Images are not part of the copy; write out the rest of the data exactly as given.

=== Recorded data ===
········
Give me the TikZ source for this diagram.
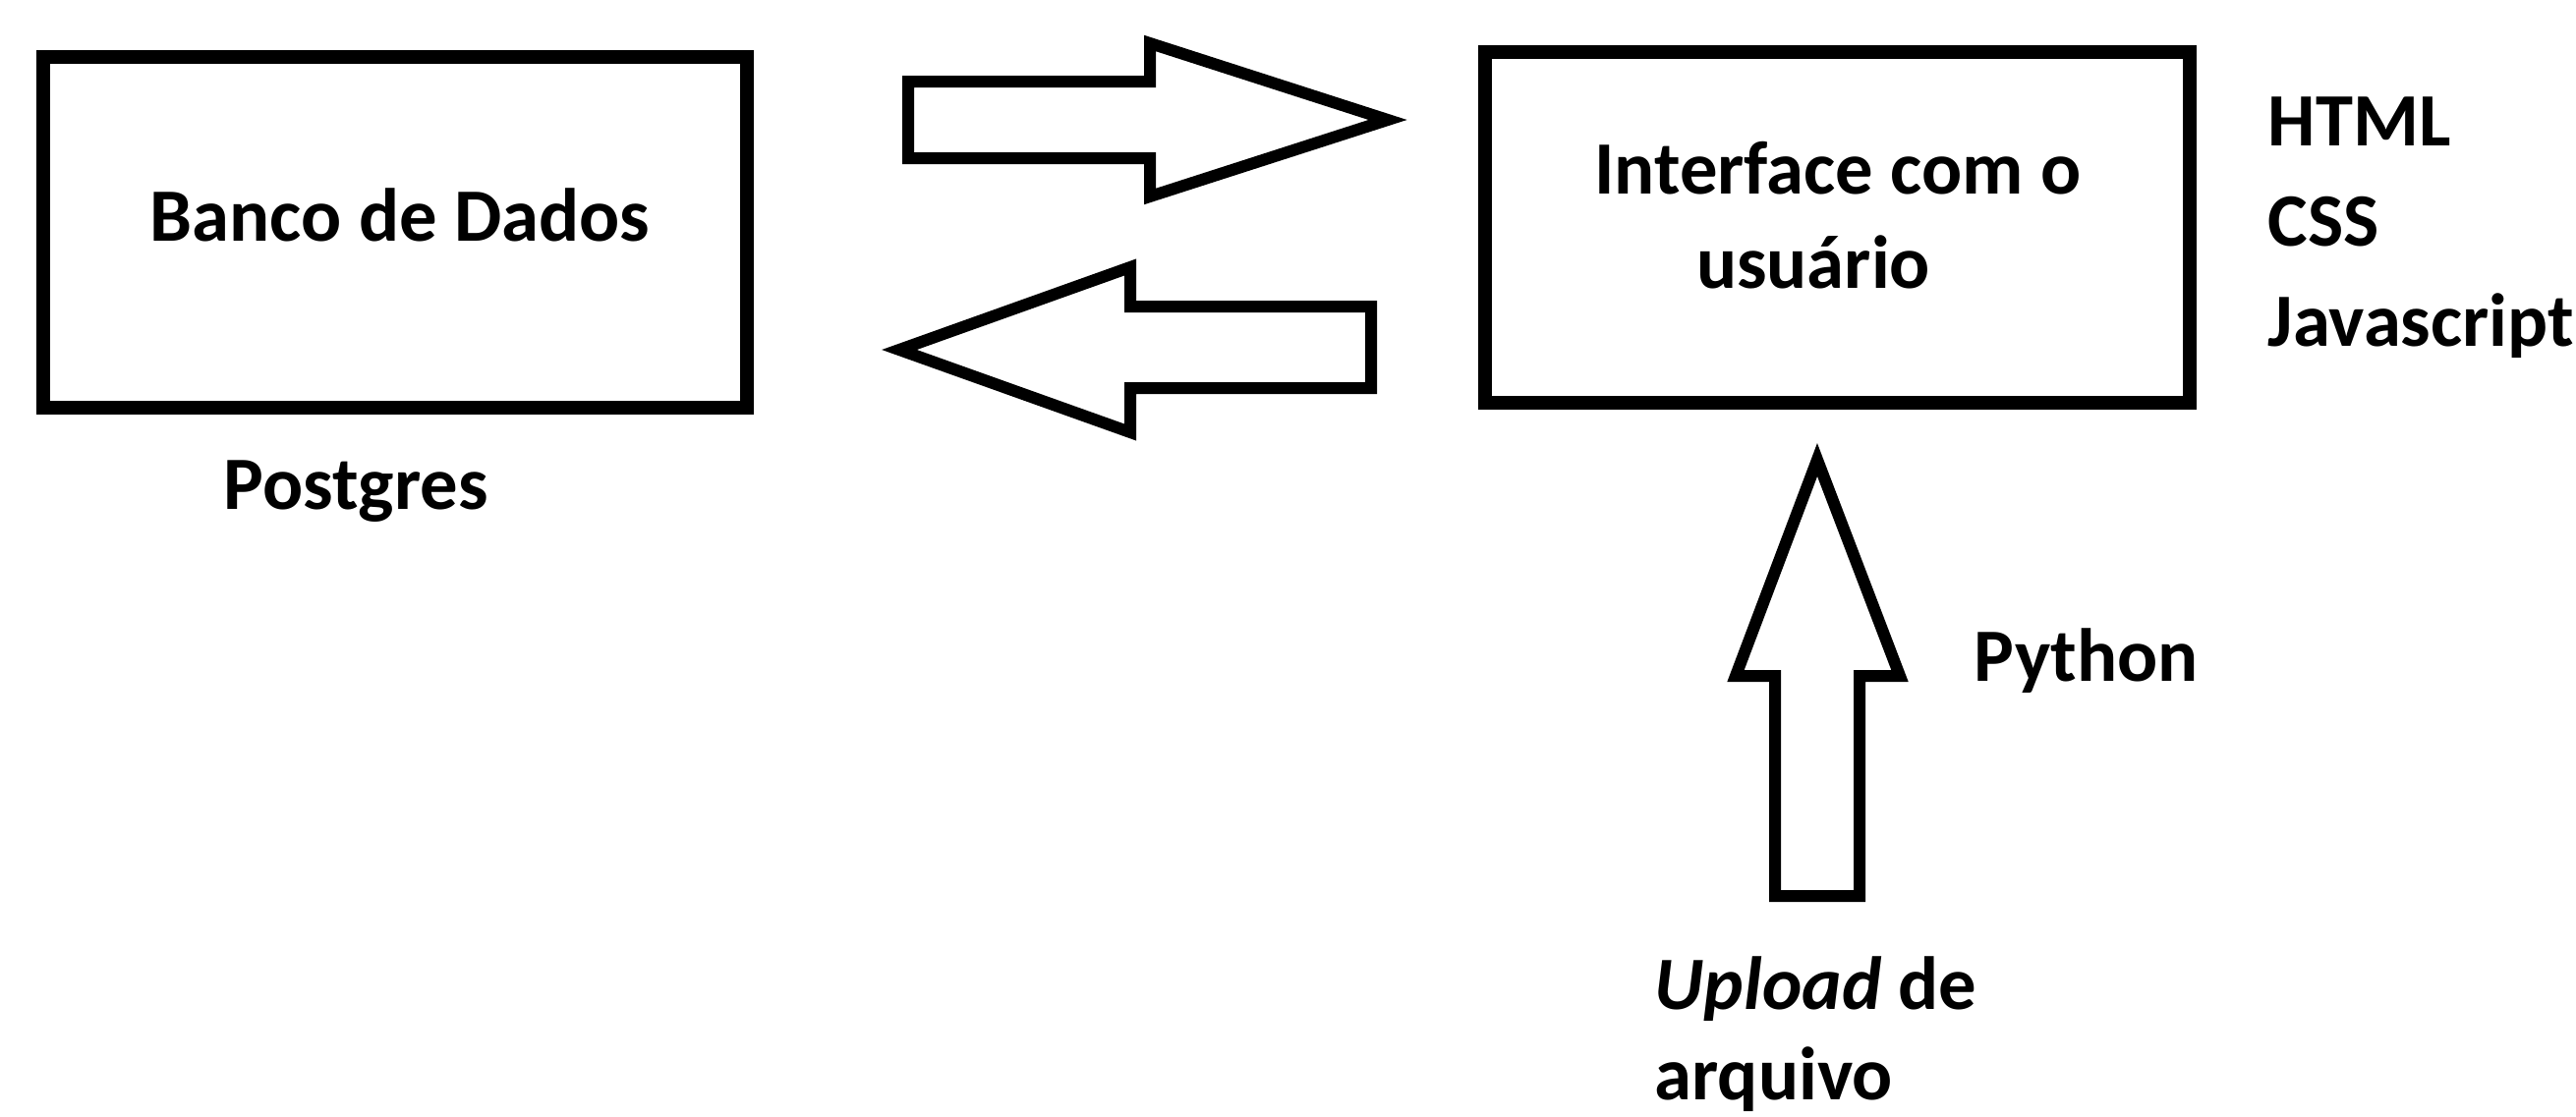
\documentclass[tikz,border=0pt]{standalone}
\usepackage{fontspec}
\setmainfont{Carlito}
\begin{document}
\begin{tikzpicture}[x=0.01cm,y=-0.01cm,
  box/.style={draw=black,line width=0.14cm,minimum width=7.16cm,minimum height=3.57cm,inner sep=0pt},
  blockarrow/.style={draw=black,line width=0.12cm,line join=miter,fill=white},
  lbl/.style={inner sep=0pt,font=\fontsize{21.8pt}{26pt}\selectfont\bfseries}]
\useasboundingbox (0,0) rectangle (2621,1136);
\fill[white] (0,0) rectangle (2621,1136);
% boxes
\node[box] (db) at (402,236.5) {};
\node[box,minimum width=7.17cm] (ui) at (1869.5,231.5) {};
% texts
\node[lbl,anchor=base] (dbt) at (407,245) {Banco de Dados};
\node[lbl,anchor=base west] (pg) at (227,518) {Postgres};
\node[lbl,anchor=base] (ui1) at (1870,197) {Interface com o};
\node[lbl,anchor=base] (ui2) at (1845,293) {usuário};
\node[lbl,anchor=base west] (html) at (2307,148) {HTML};
\node[lbl,anchor=base west] (css) at (2307,250) {CSS};
\node[lbl,anchor=base west] (js) at (2307,352) {Javascript};
\node[lbl,anchor=base west] (py) at (2008,693) {Python};
\node[lbl,anchor=base west] (up1) at (1683,1027) {\itshape Upload\upshape{} de};
\node[lbl,anchor=base west] (up2) at (1683,1119) {arquivo};
% block arrows
\draw[blockarrow] (924,83) -- (1170,83) -- (1170,44) -- (1412,122) -- (1170,200) -- (1170,161) -- (924,161) -- cycle;
\draw[blockarrow] (1395,312) -- (1150,312) -- (1150,272) -- (915,356) -- (1150,440) -- (1150,395) -- (1395,395) -- cycle;
\draw[blockarrow] (1806,912) -- (1806,688) -- (1766,688) -- (1849,468) -- (1933,688) -- (1892,688) -- (1892,912) -- cycle;
\end{tikzpicture}
\end{document}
········
=== Task solution ===
Give me the TikZ source for this diagram.
\documentclass[tikz,border=0pt]{standalone}
\usepackage{fontspec}
\setmainfont{Carlito}
\begin{document}
\begin{tikzpicture}[x=0.01cm,y=-0.01cm,
  box/.style={draw=black,line width=0.14cm,minimum width=7.16cm,minimum height=3.57cm,inner sep=0pt},
  blockarrow/.style={draw=black,line width=0.12cm,line join=miter,fill=white},
  lbl/.style={inner sep=0pt,font=\fontsize{21.8pt}{26pt}\selectfont\bfseries}]
\useasboundingbox (0,0) rectangle (2621,1136);
\fill[white] (0,0) rectangle (2621,1136);
% boxes
\node[box] (db) at (402,236.5) {};
\node[box,minimum width=7.17cm] (ui) at (1869.5,231.5) {};
% texts
\node[lbl,anchor=base] (dbt) at (407,245) {Banco de Dados};
\node[lbl,anchor=base west] (pg) at (227,518) {Postgres};
\node[lbl,anchor=base] (ui1) at (1870,197) {Interface com o};
\node[lbl,anchor=base] (ui2) at (1845,293) {usuário};
\node[lbl,anchor=base west] (html) at (2307,148) {HTML};
\node[lbl,anchor=base west] (css) at (2307,250) {CSS};
\node[lbl,anchor=base west] (js) at (2307,352) {Javascript};
\node[lbl,anchor=base west] (py) at (2008,693) {Python};
\node[lbl,anchor=base west] (up1) at (1683,1027) {\itshape Upload\upshape{} de};
\node[lbl,anchor=base west] (up2) at (1683,1119) {arquivo};
% block arrows
\draw[blockarrow] (924,83) -- (1170,83) -- (1170,44) -- (1412,122) -- (1170,200) -- (1170,161) -- (924,161) -- cycle;
\draw[blockarrow] (1395,312) -- (1150,312) -- (1150,272) -- (915,356) -- (1150,440) -- (1150,395) -- (1395,395) -- cycle;
\draw[blockarrow] (1806,912) -- (1806,688) -- (1766,688) -- (1849,468) -- (1933,688) -- (1892,688) -- (1892,912) -- cycle;
\end{tikzpicture}
\end{document}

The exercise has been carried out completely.